Greek Finance Minister Yiannis Stournaras said he hopes he can conclude negotiations with international lenders this week on a long-delayed $17.45 billion spending cut and tax hike plan that is needed to release a locked loan installment the country needs to pay its workers and pensioners and recapitalize banks pushed to the brink when a former government imposed 74 percent losses on investors and institutions holding Greek bonds.
In an interview with the business newspaper Imerissia, he said he would push envoys from the Troika of the European Union-International Monetary Fund-European Central Bank (EU-IMF-ECB) to reach agreement on the last disputed segments of the plan he put together for Prime Minister Antonis Samaras’ uneasy coalition government that is backing more austerity.
“We have completed 90 percent of the road for the payment of the loan installment… we have almost reached the end and now we have to give answers to the subjects that are still outstanding,” he said. “It would be a waste of all this national effort if we don’t succeed,” said Stournaras, who was in Brussels on Oct. 18-19 with Samaras for an EU summit.
Stournaras has been holding talks since the end of July with the Troika, which his holding back a $38.8 billion installment from a second bailout of $173 billion until more reforms and budget cuts and tax hikes are approved. The plan set off three general strikes and protests from Greeks in a month, and another strike is set for Nov. 14 – two days before Samaras said the country will run out of money unless the Troika releases the loan.
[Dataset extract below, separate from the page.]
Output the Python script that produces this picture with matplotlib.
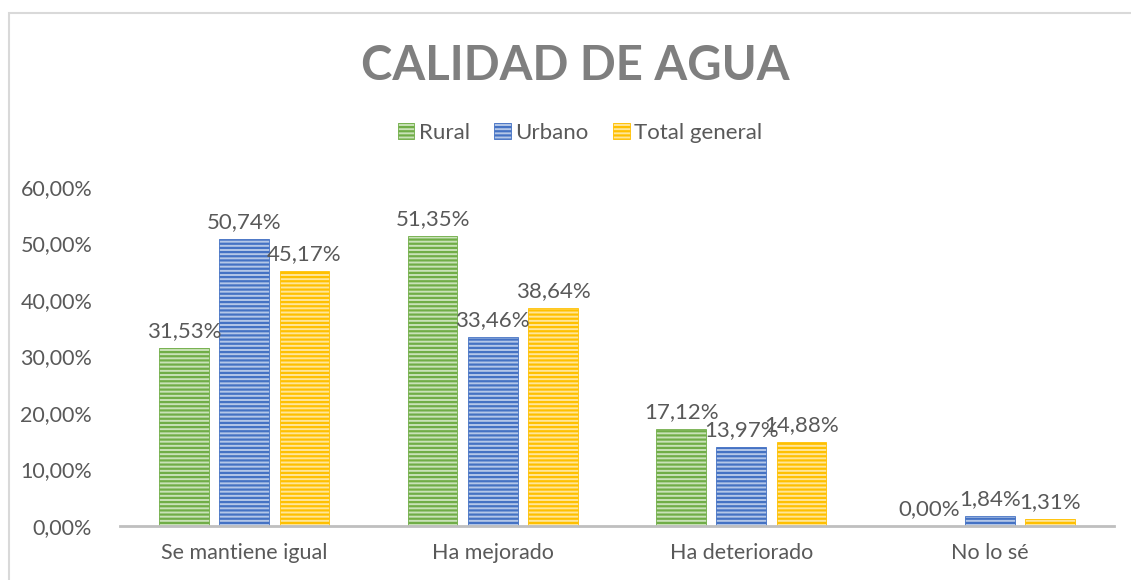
import matplotlib.pyplot as plt
import numpy as np
from matplotlib.patches import Rectangle

categorias = ['Se mantiene igual', 'Ha mejorado', 'Ha deteriorado', 'No lo sé']
series = ['Rural', 'Urbano', 'Total general']
rural = [31.53, 51.35, 17.12, 0.00]
urbano = [50.74, 33.46, 13.97, 1.84]
total = [45.17, 38.64, 14.88, 1.31]

plt.rcParams['font.family'] = ['Lato', 'DejaVu Sans']
plt.rcParams['hatch.linewidth'] = 1.6

colores = ['#70AD47', '#4472C4', '#FFC000']
claros = ['#C9E2B8', '#B4C7E7', '#FFE699']
texto = '#595959'

fig = plt.figure(figsize=(11.31, 5.80), dpi=100)
ax = fig.add_axes([0.1061, 0.0931, 0.8789, 0.5845])

# borde del grafico
fig.patches.append(Rectangle((9 / 1131, -0.1), 1.2, 1 - 13 / 580 + 0.1,
                             transform=fig.transFigure, fill=False,
                             edgecolor='#D9D9D9', linewidth=1.5))

x = np.arange(len(categorias))
ancho = 0.2
paso = 0.242
for i, (nombre, vals) in enumerate(zip(series, [rural, urbano, total])):
    v = np.array(vals) / 100
    pos = x + (i - 1) * paso
    ax.bar(pos, v, ancho, facecolor=claros[i], edgecolor=colores[i],
           hatch='----', linewidth=0.6, label=nombre)
    for px, py, t in zip(pos, v, vals):
        ax.annotate(f'{t:.2f}%'.replace('.', ','), (px, py),
                    xytext=(0, 5), textcoords='offset points',
                    ha='center', va='bottom', fontsize=16, color=texto)

ax.set_xlim(-0.5, len(categorias) - 0.5)
ax.set_ylim(0, 0.6)
ax.set_yticks(np.arange(0, 0.61, 0.1))
ax.set_yticklabels([f'{t * 100:.2f}%'.replace('.', ',') for t in np.arange(0, 0.61, 0.1)])
ax.set_xticks(x)
ax.set_xticklabels(categorias)
ax.tick_params(axis='both', length=0, labelsize=15.5, colors=texto)
ax.tick_params(axis='y', pad=20)
ax.tick_params(axis='x', pad=12)
for s in ['top', 'right', 'left']:
    ax.spines[s].set_visible(False)
ax.spines['bottom'].set_color('#BFBFBF')
ax.spines['bottom'].set_linewidth(2)

fig.text(575 / 1131, 1 - 66 / 580, 'CALIDAD DE AGUA', ha='center', va='center',
         fontsize=34, fontweight='bold', color='#7F7F7F')

leg = ax.legend(loc='center', bbox_to_anchor=(580 / 1131, 1 - 133 / 580),
                bbox_transform=fig.transFigure, ncol=3, frameon=False,
                fontsize=16, handlelength=0.75, handleheight=0.75,
                handletextpad=0.2, columnspacing=1.1, labelcolor=texto)

fig.savefig('out.png', dpi=100)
The money is “vital” for Greece and is “crucial to get the economy moving again” and “meeting recurrent expenditure” such as pensions and wages, according to government spokesman Simos Kedikoglou interviewed on public television. In Brussels, Samaras said he was confident about the payment of the next installment by “the end of November” and about the adoption by the Greek Parliament of new savings for the 2013-14 budget.
He said he was pleased by the “positive” statement by euro zone leaders who hailed Greece’s achievements in carrying out reforms aimed at getting its economy back on track and urged Athens to keep up efforts to stay in the Eurozone. While agreement has been reached that most of the savings will come from cuts in wages and pensions, talks are deadlocked on the steps to increase labour market flexibility demanded by the troika.
The head of the IME, an organization representing small and medium-sized businesses, blamed the three-monthly visits by the troika for a loss of almost two billion euros for his members. “We have calculated at 1.9 billion euros ($2.47 billion) the fall in demand during some 15 visits by troika representatives since 2010,” Vassilis Korkidis, President of the IME, told a radio station. The visits, to discuss austerity measures with the government “affect the psychology of consumers and lead to a drop in demand and turnover in retail trade,” he said.